Do wypadku doszło około godz. 15 w parku Monceau w północno-zachodniej części stolicy Francji, niedaleko Łuku Triumfalnego.

Jak informują francuskie media, dzieci w wieku od 7 do 14 lat brały udział w przyjęciu urodzinowym. Opiekowała się nimi dwójka dorosłych. Kiedy zaczęło padać, cała grupa schroniła się pod drzewem. Wtedy doszło do porażenia.

Na miejsce przyjechało wiele karetek pogotowia i policja. Jednak pierwszej pomocy udzielił poszkodowanym przebywający w parku strażak nie będący na służbie. Według mediów, gdyby nie jego działania i wezwana przez niego pomoc, stan rannych byłby poważniejszy. Potem rannych przewieziono do paryskich szpitali.

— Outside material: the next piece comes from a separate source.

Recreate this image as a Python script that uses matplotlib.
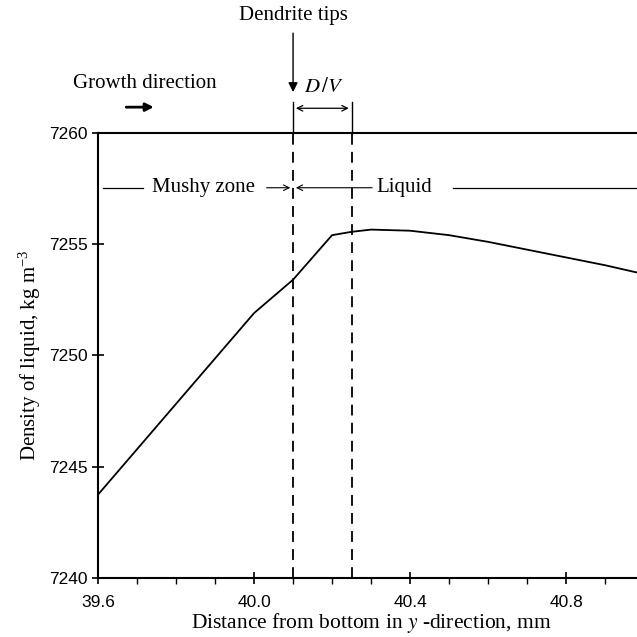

Według informacji przekazywanych do mediów, poszkodowane osoby mają liczne poparzenia. Według komendanta miejscowej policji, przynajmniej trójka dzieci i osoba dorosła są w stanie zagrażającym ich życiu. U jednego z dzieci miało dojść do zatrzymania krążenia.

Park Monceau jest w weekendy licznie odwiedzany przez rodziny z dziećmi.

Ostrzeżenie przed groźnymi burzami wydano dziś w 19 francuskich departamentach. Wiadomo już, że burze z gradem wyrządziły poważne straty w winnicach południowo-zachodniej Francji i Burgundii.

Według serwisu Meteo France, co roku od 100 do 200 osób we Francji jest rażonych piorunami, co prowadzi do 10-20 zgonów rocznie. Eksperci przypominają, że w przypadku burzy kategorycznie nie wolno chronić się pod drzewami, nawet w miejskich parkach.